• Task brief
Here are records with pictures in them. Copy all of them exactly and leave the pictures out.

[Data records]
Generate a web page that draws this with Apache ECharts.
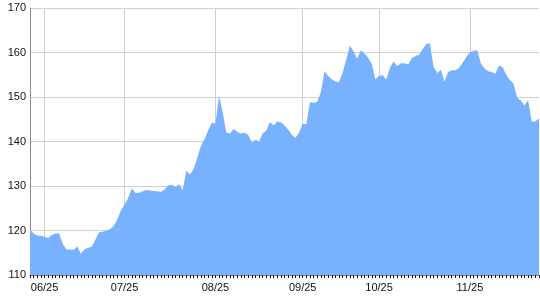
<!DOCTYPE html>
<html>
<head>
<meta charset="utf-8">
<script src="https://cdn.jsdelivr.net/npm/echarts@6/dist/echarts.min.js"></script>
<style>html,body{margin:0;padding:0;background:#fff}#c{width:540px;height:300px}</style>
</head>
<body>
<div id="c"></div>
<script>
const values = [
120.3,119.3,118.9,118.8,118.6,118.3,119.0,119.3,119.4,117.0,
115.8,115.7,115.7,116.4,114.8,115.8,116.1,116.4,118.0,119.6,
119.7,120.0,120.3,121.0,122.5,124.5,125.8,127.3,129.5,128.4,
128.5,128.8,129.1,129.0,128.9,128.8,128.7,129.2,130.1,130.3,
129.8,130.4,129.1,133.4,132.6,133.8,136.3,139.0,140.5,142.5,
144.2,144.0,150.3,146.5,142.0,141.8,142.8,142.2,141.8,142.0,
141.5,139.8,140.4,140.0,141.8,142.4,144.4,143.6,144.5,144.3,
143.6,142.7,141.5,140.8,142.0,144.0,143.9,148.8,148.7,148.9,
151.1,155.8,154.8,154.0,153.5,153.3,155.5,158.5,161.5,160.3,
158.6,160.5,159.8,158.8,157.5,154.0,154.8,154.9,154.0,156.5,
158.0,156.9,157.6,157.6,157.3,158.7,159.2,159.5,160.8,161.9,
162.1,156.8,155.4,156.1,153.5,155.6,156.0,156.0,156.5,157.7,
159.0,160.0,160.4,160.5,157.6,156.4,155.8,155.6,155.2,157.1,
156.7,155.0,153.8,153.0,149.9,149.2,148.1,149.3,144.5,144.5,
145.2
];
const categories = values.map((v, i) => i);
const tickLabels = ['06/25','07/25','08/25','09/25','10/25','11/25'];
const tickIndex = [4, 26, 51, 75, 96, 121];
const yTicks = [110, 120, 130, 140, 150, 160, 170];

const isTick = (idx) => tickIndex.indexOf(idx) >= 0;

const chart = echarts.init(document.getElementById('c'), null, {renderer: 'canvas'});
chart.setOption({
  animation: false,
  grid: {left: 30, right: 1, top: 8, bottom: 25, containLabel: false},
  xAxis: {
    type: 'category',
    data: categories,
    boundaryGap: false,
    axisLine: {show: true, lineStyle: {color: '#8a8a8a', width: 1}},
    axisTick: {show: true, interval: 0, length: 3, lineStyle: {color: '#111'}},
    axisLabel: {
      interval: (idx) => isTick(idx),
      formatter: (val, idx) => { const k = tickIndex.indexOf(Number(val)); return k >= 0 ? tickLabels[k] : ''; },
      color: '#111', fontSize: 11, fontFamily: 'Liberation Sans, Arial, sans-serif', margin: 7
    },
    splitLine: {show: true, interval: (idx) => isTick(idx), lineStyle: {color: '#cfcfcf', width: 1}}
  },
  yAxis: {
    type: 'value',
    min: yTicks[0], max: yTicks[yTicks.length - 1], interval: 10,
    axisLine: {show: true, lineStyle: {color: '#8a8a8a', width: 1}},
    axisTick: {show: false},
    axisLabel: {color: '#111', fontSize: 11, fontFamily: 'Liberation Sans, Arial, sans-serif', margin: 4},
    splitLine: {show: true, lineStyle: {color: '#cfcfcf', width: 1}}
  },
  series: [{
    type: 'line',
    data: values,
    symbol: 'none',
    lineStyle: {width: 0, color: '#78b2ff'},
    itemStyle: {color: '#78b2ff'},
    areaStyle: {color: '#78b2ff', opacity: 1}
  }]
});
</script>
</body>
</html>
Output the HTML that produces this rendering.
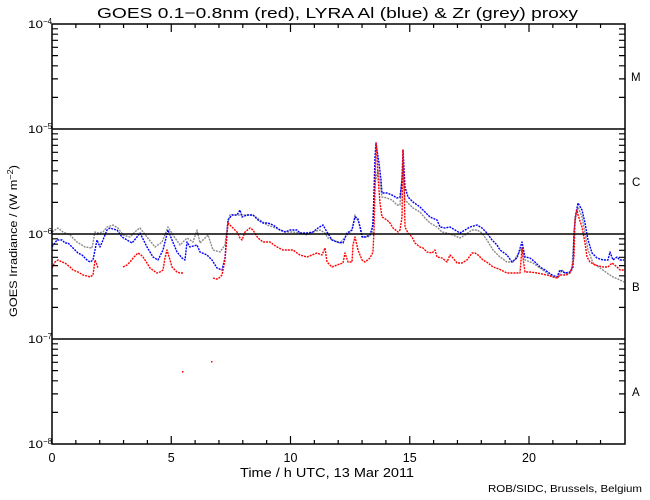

• Written response
Generate a web page that draws this with Apache ECharts.
<!DOCTYPE html>
<html>
<head>
<meta charset="utf-8">
<script src="https://cdn.jsdelivr.net/npm/echarts@6/dist/echarts.min.js"></script>
<style>html,body{margin:0;padding:0;background:#fff}#c{width:540px;height:300px}</style>
</head>
<body>
<div id="c"></div>
<script>
const values = [
120.3,119.3,118.9,118.8,118.6,118.3,119.0,119.3,119.4,117.0,
115.8,115.7,115.7,116.4,114.8,115.8,116.1,116.4,118.0,119.6,
119.7,120.0,120.3,121.0,122.5,124.5,125.8,127.3,129.5,128.4,
128.5,128.8,129.1,129.0,128.9,128.8,128.7,129.2,130.1,130.3,
129.8,130.4,129.1,133.4,132.6,133.8,136.3,139.0,140.5,142.5,
144.2,144.0,150.3,146.5,142.0,141.8,142.8,142.2,141.8,142.0,
141.5,139.8,140.4,140.0,141.8,142.4,144.4,143.6,144.5,144.3,
143.6,142.7,141.5,140.8,142.0,144.0,143.9,148.8,148.7,148.9,
151.1,155.8,154.8,154.0,153.5,153.3,155.5,158.5,161.5,160.3,
158.6,160.5,159.8,158.8,157.5,154.0,154.8,154.9,154.0,156.5,
158.0,156.9,157.6,157.6,157.3,158.7,159.2,159.5,160.8,161.9,
162.1,156.8,155.4,156.1,153.5,155.6,156.0,156.0,156.5,157.7,
159.0,160.0,160.4,160.5,157.6,156.4,155.8,155.6,155.2,157.1,
156.7,155.0,153.8,153.0,149.9,149.2,148.1,149.3,144.5,144.5,
145.2
];
const categories = values.map((v, i) => i);
const tickLabels = ['06/25','07/25','08/25','09/25','10/25','11/25'];
const tickIndex = [4, 26, 51, 75, 96, 121];
const yTicks = [110, 120, 130, 140, 150, 160, 170];

const isTick = (idx) => tickIndex.indexOf(idx) >= 0;

const chart = echarts.init(document.getElementById('c'), null, {renderer: 'canvas'});
chart.setOption({
  animation: false,
  grid: {left: 30, right: 1, top: 8, bottom: 25, containLabel: false},
  xAxis: {
    type: 'category',
    data: categories,
    boundaryGap: false,
    axisLine: {show: true, lineStyle: {color: '#8a8a8a', width: 1}},
    axisTick: {show: true, interval: 0, length: 3, lineStyle: {color: '#111'}},
    axisLabel: {
      interval: (idx) => isTick(idx),
      formatter: (val, idx) => { const k = tickIndex.indexOf(Number(val)); return k >= 0 ? tickLabels[k] : ''; },
      color: '#111', fontSize: 11, fontFamily: 'Liberation Sans, Arial, sans-serif', margin: 7
    },
    splitLine: {show: true, interval: (idx) => isTick(idx), lineStyle: {color: '#cfcfcf', width: 1}}
  },
  yAxis: {
    type: 'value',
    min: yTicks[0], max: yTicks[yTicks.length - 1], interval: 10,
    axisLine: {show: true, lineStyle: {color: '#8a8a8a', width: 1}},
    axisTick: {show: false},
    axisLabel: {color: '#111', fontSize: 11, fontFamily: 'Liberation Sans, Arial, sans-serif', margin: 4},
    splitLine: {show: true, lineStyle: {color: '#cfcfcf', width: 1}}
  },
  series: [{
    type: 'line',
    data: values,
    symbol: 'none',
    lineStyle: {width: 0, color: '#78b2ff'},
    itemStyle: {color: '#78b2ff'},
    areaStyle: {color: '#78b2ff', opacity: 1}
  }]
});
</script>
</body>
</html>
Output the HTML that produces this rendering.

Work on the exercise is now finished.